The name “Christian” is used only 3 times in the New Testament in referring to believers in Jesus (Yeshua), and all three were in connection with Gentiles. We refer to ourselves as Messianics instead of Christians. However, the root of the word Christian is the same as Messianic, and means “anointed one.” Yeshua is the Anointed One, but we are also anointed ones, following in His footsteps.

Believers in Yeshua are called “disciples” 292 times in the New Covenant. The word in Greek is mathetes, from the same root as “mathematics” (indicating a more structured set of disciplines than we charismatics are used to). However, “disciple” is found only in the Gospels and Acts, not in the Epistles or Revelation.

Believers are called “saints” 64 times in the New Covenant; however, only in Acts, the Epistles and Revelation, not in the Gospels. The word in Greek is agios, the equivalent of the Hebrew kadosh. Both these words mean “holy,” and are the same words used referring to God as “Holy, Holy, Holy.” The New Covenant refers to us as in the “process” of being sanctified or “called” to be saints.

A Promise Of Transformation

In Leviticus 19:2, God says, “Be Holy, for I am Holy.” Actually the Hebrew is in the future tense, not the imperative. Thus the original literally says, You will be Holy because I am Holy. It’s not just a command; it’s also a wonderful promise. Yes, you will be holy, because His holiness is transferred to those who trust Him.

We are called disciples in the Gospels, and saints in the Epistles. We are never called saints in the Gospels, and never called disciples in the Epistles. In Acts there is a mixture of the two. A believer in Yeshua is supposed to go through a transition. Our position and personality change.
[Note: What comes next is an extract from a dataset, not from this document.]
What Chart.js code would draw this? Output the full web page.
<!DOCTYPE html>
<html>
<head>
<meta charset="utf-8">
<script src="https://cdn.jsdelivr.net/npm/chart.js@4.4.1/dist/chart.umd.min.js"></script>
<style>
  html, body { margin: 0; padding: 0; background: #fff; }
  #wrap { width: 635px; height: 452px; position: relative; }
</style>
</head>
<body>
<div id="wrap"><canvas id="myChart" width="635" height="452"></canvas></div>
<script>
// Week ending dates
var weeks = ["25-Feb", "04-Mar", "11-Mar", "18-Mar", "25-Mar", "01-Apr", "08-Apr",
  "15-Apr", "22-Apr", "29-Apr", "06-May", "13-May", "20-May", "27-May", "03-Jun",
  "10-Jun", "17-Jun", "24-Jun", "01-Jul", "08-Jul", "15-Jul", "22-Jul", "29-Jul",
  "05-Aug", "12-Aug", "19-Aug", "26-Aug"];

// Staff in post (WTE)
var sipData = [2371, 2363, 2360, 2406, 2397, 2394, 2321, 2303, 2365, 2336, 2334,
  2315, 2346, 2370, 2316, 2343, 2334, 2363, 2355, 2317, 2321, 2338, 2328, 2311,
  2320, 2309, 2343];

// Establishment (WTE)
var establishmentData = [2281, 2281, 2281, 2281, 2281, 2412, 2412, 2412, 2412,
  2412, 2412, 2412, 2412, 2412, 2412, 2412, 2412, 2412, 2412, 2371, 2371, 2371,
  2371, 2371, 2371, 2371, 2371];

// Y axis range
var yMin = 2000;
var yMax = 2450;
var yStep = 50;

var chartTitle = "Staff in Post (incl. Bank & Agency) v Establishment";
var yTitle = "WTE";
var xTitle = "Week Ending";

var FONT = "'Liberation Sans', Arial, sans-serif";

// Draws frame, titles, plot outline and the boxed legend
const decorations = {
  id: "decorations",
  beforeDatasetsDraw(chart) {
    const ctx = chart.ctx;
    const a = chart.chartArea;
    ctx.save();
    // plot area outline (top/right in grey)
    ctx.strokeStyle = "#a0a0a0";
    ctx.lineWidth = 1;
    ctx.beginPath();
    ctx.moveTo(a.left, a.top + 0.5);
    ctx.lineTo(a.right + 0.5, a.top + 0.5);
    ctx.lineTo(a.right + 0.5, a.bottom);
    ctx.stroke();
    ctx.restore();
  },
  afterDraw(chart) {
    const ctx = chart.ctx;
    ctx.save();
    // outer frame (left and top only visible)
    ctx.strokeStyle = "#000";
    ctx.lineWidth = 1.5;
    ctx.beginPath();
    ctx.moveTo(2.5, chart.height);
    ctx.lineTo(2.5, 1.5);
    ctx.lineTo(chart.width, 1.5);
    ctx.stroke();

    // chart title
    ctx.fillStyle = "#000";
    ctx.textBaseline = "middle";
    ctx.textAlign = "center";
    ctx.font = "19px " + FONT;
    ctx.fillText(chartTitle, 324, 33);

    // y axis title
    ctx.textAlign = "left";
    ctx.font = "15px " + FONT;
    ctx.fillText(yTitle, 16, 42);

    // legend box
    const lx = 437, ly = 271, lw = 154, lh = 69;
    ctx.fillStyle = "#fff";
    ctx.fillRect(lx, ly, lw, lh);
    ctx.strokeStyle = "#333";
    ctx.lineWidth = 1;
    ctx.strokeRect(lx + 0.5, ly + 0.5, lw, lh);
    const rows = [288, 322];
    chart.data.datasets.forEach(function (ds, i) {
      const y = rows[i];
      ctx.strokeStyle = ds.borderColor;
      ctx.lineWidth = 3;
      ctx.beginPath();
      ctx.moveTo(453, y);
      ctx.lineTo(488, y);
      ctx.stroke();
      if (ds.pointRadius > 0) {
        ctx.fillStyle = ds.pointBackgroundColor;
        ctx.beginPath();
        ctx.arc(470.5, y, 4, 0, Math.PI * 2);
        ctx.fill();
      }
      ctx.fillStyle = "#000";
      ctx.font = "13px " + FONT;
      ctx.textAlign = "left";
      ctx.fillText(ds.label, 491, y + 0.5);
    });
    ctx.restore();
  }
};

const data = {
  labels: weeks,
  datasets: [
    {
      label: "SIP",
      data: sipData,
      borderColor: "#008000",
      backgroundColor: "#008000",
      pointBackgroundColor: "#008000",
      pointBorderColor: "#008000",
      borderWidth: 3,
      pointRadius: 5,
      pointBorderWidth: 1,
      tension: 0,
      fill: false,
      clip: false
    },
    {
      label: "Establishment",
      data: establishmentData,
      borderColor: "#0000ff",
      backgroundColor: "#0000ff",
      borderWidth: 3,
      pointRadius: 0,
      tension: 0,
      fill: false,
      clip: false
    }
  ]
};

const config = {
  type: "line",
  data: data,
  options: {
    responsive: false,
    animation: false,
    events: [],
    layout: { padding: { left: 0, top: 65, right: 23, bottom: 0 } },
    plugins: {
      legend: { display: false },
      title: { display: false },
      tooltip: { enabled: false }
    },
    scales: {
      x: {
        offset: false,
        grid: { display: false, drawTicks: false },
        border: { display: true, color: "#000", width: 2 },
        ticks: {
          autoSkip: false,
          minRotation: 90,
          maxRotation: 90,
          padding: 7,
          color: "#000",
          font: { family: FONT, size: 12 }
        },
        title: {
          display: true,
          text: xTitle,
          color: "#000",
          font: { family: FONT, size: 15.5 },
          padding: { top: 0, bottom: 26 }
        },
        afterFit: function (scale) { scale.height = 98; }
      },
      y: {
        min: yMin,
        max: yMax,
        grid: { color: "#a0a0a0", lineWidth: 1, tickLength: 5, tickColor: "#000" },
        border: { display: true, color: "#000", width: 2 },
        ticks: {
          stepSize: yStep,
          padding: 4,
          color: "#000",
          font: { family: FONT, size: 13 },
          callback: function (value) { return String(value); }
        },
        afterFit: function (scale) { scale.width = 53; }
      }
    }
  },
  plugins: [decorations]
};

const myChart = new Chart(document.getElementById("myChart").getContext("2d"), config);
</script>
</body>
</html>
We are to be transformed in consciousness, moral character, and self-image. We are trained by Him and then we become like Him. We go from being servants to being friends (John 15:15). We are created anew in His image (Genesis 1:26, II Corinthians 3:18, 5:17). Yeshua said it would be better for us if He “went away,” so that we would not only believe in Him, but also be filled with His Spirit (John 16:7).

There are stages to our faith and in our understanding of who we are in Him. The purpose of a student is not to stay being a student, but to get a degree, to acquire a skill. A student is to become like his master (Matthew 10:25). We are partakers of the divine nature (II Peter 1:4).
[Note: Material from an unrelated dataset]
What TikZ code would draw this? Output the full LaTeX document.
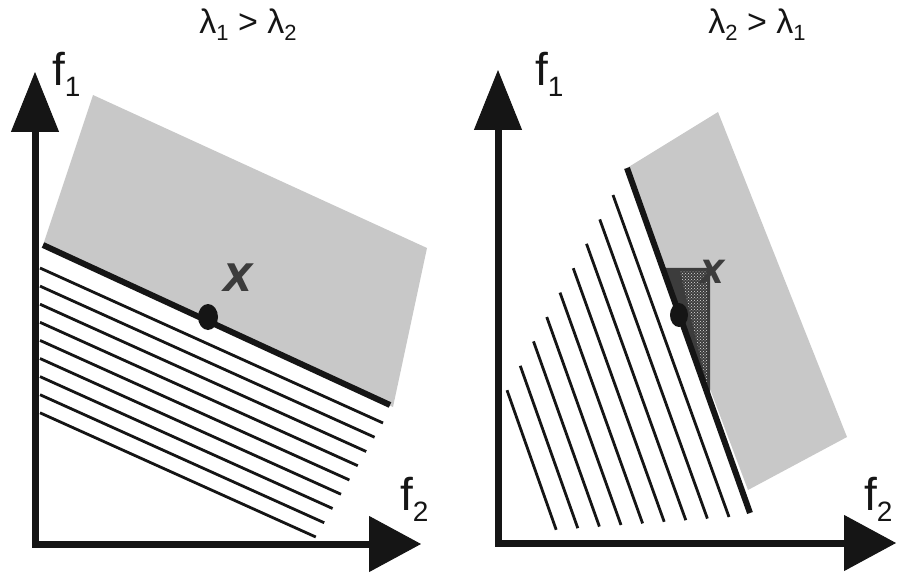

Interestingly, the revelatory transition from disciples to saints came at the same time as the transition from a local Israelite gospel to an international, universal one. The holiness of the Holy Spirit is available to everyone. Anyone can become a sanctified “saint” of God. We don’t believe in dead Catholic saints, but in living believers, sanctified by the Holy Spirit (I Corinthians 6:11).

Let us make this transition from discipleship to sainthood. Don’t skip over discipleship, and claim a cheap, phony spirituality. Go through all the divine disciplines. But do go through them. Get to the divine potential of a pure heart. Go on to sainthood. Don’t try to skip a grade, but don’t be left behind either.